In contrast, the Trump campaign, the Republican National Committee and the political action committees supporting him had just $65 million cash on hand combined to start February.
The Trump campaign finished January with more than $30 million in its coffers, raising $8.84 million and spending $11.44 million as Trump was forced to spend big on rallies and advertising — almost $6.4 million combined — as it fended off GOP primary opponents in the Iowa caucuses and New Hampshire primary.
In January alone, Save America PAC, which is paying for most of Trump’s legal defenses, spent over $2.9 million on legal fees, according to a CBS news analysis of Tuesday’s filings. In 2023, political action committees paid over $49.6 million of donor money on Trump’s attorneys, legal consulting, and investigation-related fees stemming from the 91 felony counts he faces across four cases, as well as multiple civil suits.
Trump and the Trump Organization were ordered to pay $345 million in fines, plus about another $100 million when interest is factored in, after Trump was found guilty of fraud in a civil trial in New York last week. In January, Trump was ordered to pay $83.3 million in damages for defamatory statements to E. Jean Carroll, the writer who accused former President Trump of sexual assault.
FEC regulations are unclear on whether Trump can use campaign funds to pay the financial penalties levied against him, as the regulatory group decides on a case-by-case basis whether legal expenses are considered “personal use” or not.

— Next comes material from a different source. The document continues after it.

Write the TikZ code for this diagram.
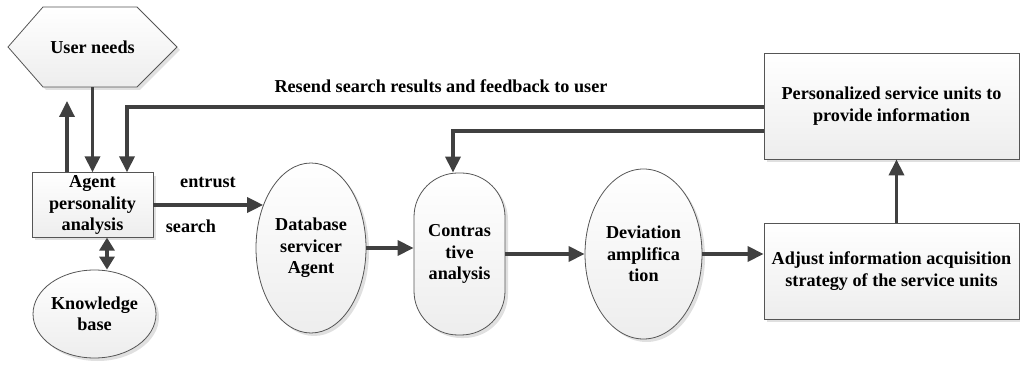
\documentclass[tikz,border=0pt]{standalone}
\usepackage{fontspec}
\setmainfont{Liberation Serif}
\usetikzlibrary{arrows.meta,shapes.geometric,shadows}
\definecolor{arrc}{HTML}{404040}
\definecolor{edgec}{HTML}{555555}
\begin{document}
\begin{tikzpicture}[x=1pt,y=-1pt,
  every node/.style={font=\bfseries\fontsize{18.2}{21.5}\selectfont, align=center, inner sep=0pt},
  shp/.style={draw=edgec, line width=0.8pt, top color=white, bottom color=gray!14,
    drop shadow={shadow xshift=3pt, shadow yshift=-3pt, fill=black!12, opacity=1}},
  rbox/.style={shp, rectangle},
  ell/.style={shp, ellipse},
  arr/.style={draw=arrc, line width=3.4pt, -{Triangle[length=16pt,width=15pt]}},
  darr/.style={draw=arrc, line width=3.4pt, {Triangle[length=13pt,width=15pt]}-{Triangle[length=13pt,width=15pt]}},
  lbl/.style={fill=none}
]
\useasboundingbox (0,0) rectangle (1020,371);

% hexagon
\path[shp] (8,47) -- (43,7) -- (137,7) -- (177,47) -- (137,87) -- (43,87) -- cycle;
\node[minimum width=169pt, minimum height=80pt] (un) at (92.5,47) {User needs};

\node[rbox, minimum width=121pt, minimum height=54pt] (agent) at (92.5,205) {\raisebox{-1pt}{\begin{tabular}{@{}c@{}}Agent\\personality\\analysis\end{tabular}}};
\node[ell, minimum width=115pt, minimum height=88pt] (kb) at (94.5,314) {Knowledge\\base};
\node[ell, minimum width=110pt, minimum height=170pt] (db) at (311,248) {Database\\servicer\\Agent};
\node[shp, rectangle, rounded corners=44pt, minimum width=91pt, minimum height=162pt] (contr) at (459.5,254) {Contras\\tive\\analysis};
\node[ell, minimum width=117pt, minimum height=170pt] (dev) at (643.5,254) {Deviation\\amplifica\\tion};
\node[rbox, minimum width=255pt, minimum height=96pt] (adj) at (891.5,271) {Adjust information acquisition\\strategy of the service units};
\node[rbox, minimum width=255pt, minimum height=106pt] (pers) at (891.5,106) {Personalized service units to\\provide information};

% labels
\node[lbl] (lres) at (441,86) {Resend search results and feedback to user};
\node[lbl] (lent) at (208,182) {entrust};
\node[lbl] (lsea) at (191,226) {search};

\coordinate (upend) at (67,101);

% connectors
\draw[arr] (un.south) -- (un.south |- agent.north);
\draw[arr] (upend |- agent.north) -- (upend);
\draw[arr] (pers.west |- 0,107) -| ([xshift=34.5pt]agent.north);
\draw[arr] (pers.west |- 0,131) -| ([xshift=-6.5pt]contr.north);
\draw[darr] ([xshift=14.5pt]agent.south) -- ([xshift=14.5pt]agent.south |- kb.north);
\draw[arr] (agent.east) -- (agent.east -| db.138);
\draw[arr] (db.east) -- (db.east -| contr.west);
\draw[arr] (contr.east) -- (dev.west);
\draw[arr] (dev.east) -- (dev.east -| adj.west);
\draw[arr] ([xshift=5pt]adj.north) -- ([xshift=5pt]pers.south);
\end{tikzpicture}
\end{document}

The RNC, facing potential turnover and new leadership in the coming weeks, failed to significantly improve its subpar fundraising, finishing January with just $8.7 million cash on hand after having just $8 million cash on hand to start the year.
Former U.N. Ambassador Nikki Haley, who vowed Tuesday to stay in the race against Trump “until the last person votes,” raised $11.5 million in January and started February with just under $13 million cash on hand.
Haley’s best fundraising day was Jan. 24, the day after the New Hampshire primary when she refused to drop out, when she raised $1.2 million that day alone.